Es gibt immer etwas zu meckern
Wenn ich mir unsicher bin, ob ich dieses oder jenes bei meinen Büchern ändern sollte, rufe ich mir immer in Erinnerung, dass selbst meine Lieblingsautorin 1-Sterne-Rezensionen bekommt, was ich überhaupt nicht nachvollziehen kann. Aber schreibt sie deshalb ihren Roman um? Entschuldigt sie sich für das, was sie veröffentlicht hat? Nein. Sie geht ihren Weg weiter und achtet nicht darauf, was ihre Neider sagen. Du kannst es nicht allen recht machen.
Vielleicht können wir uns von den „Großen“ mehr Gelassenheit abgucken. Auch das gehört zur Professionalität.
Checkliste zur Professionalisierung
Wir haben also nun festgestellt, dass es nicht darauf ankommt, wie du angezogen bist, welche Haarfarbe du hast oder dass du dich wie ein Grashalm im Wind nach allen Wünschen deiner Umwelt richtest.
Professionalität heißt auch, eine Wegrichtung festzulegen und daraufhin Entscheidungen zu treffen.
Wenn du selbst nicht genau einschätzen kannst, ob du professionell bist, dann hilft dir vielleicht diese kleine Ideenliste weiter.
Wenn du professionell sein willst, dann…
- definiere deine Zielgruppe(n) so genau wie möglich
- produziere das bestmögliche Produkt (origineller Plot, dreidimensionale Figuren, bzw. ein superinteressantes und begehrtes Thema für ein Sachbuch, das ein Problem löst)

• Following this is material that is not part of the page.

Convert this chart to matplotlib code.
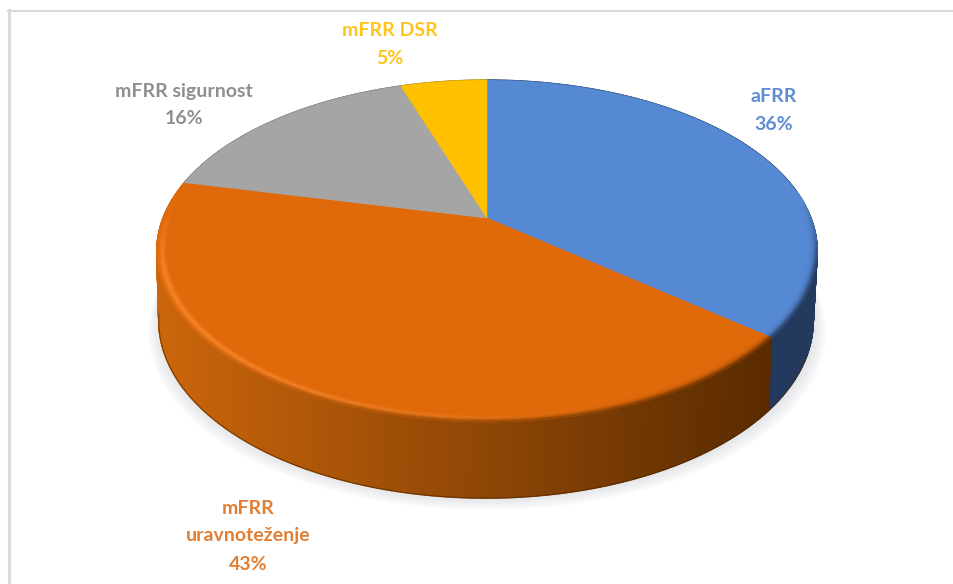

- baue eine ansprechende Webseite (oder lasse es machen)
- investiere in ein Profi-Cover
- handle stets im Einklang mit deiner Marke (bei Postings, Beiträgen, Interviews, etc)
- sei authentisch
- zeig dich! (Dein Gesicht als Profilbild, Bilder von dir mit deinen Büchern)
- lerne, auch mal Nein zu sagen
- verschenke deine Arbeit nicht (oder wenn, dann nur bei Gewinnspielen!)
- leg dir eine Visitenkarte zu
- sieh deine Arbeit als Business an
- verbessere deine Rechtschreibung
- bilde dich weiter
- betreibe Networking
- sei persönlich und verbinde dich mit deinen Lesern
An dieser Stelle möchte ich meine liebe Bekannte Wiebke Schmidt zitieren:
[Tweet „“Profis arbeiten mit Profis zusammen.“ -Wiebke Schmidt, Webdesignerin“]
Wenn du dich selbst nicht mehr als „Hobbyautor/in“ betitelst, sondern überzeugend sagen kannst, dass du Schriftsteller bist, dann bist du auf dem richtigen Weg.
Übung für dich
Das meine ich jetzt ernst:
Sage von heute bis Montag morgens und abends zu dir den Satz „Ich bin kein Hobbyautor, ich bin Schriftsteller.“
Und wenn du das kannst, dann trau dich folgendes:
Bringe beim nächsten Gespräch mit einer fremden Person deine Bücher ins Gespräch ein und sage deutlich, dass du Schriftsteller bist.
Ich bin gespannt, wie dein Erfahrungsbericht ausfällt!
Mieko
Hallo,
ja, es gibt wohl nichts schlimmeres, als die erste 1*-Rezi. An einem schlechten Tag kann sie einen wirklich an allem zweifeln lassen.
Würde manchmal gerne mit den Leuten mehr über meine Bücher reden. Aber da ich ganz bewusst unter Pseudonym schreibe und anonym bleiben will, verkompliziert das die Sache. Immerhin wollen die Leute immer sofort alles darüber wissen, wenn ich es mal erwähne.
Danke für die Tipps
Liebe Grüße
Mieko
Vom Schreiben leben
Hallo Mieko! Unter Pseudonym ist es natürlich schwierig, vis-à-vis mit deinen Mitmenschen darüber zu sprechen, wenn du das Pseudonym geschlossen halten willst. Was du aber tun kannst, ist, ein Facebookprofil für dein Pseudonym zu erstellen (bzw. eine Facebookpage, denn wenn ich mich recht erinnere soll man für erfundene Personen keinen Account erstellen). So kannst du trotzdem über deine Bücher sprechen und nicht in Erscheinung treten. Danke für deinen Kommentar! Liebe Grüße, Annika
Betty Kay
Das mit der 1-Sterne-Rezension muss ich grade auch lernen zu akzeptieren. Außerdem ertappe ich mich immer wieder dabei, bei der Beantwortung der Frage nach meinem Job zu zögern. Kürzlich habe ich mich aber gegen den – eigentlich als Kompliment gemeinten – Kommentar, ich würde das Schreiben halbprofessionell (also immerhin nicht UNprofessionell) machen, gewehrt. Vielen Dank für die Motivation!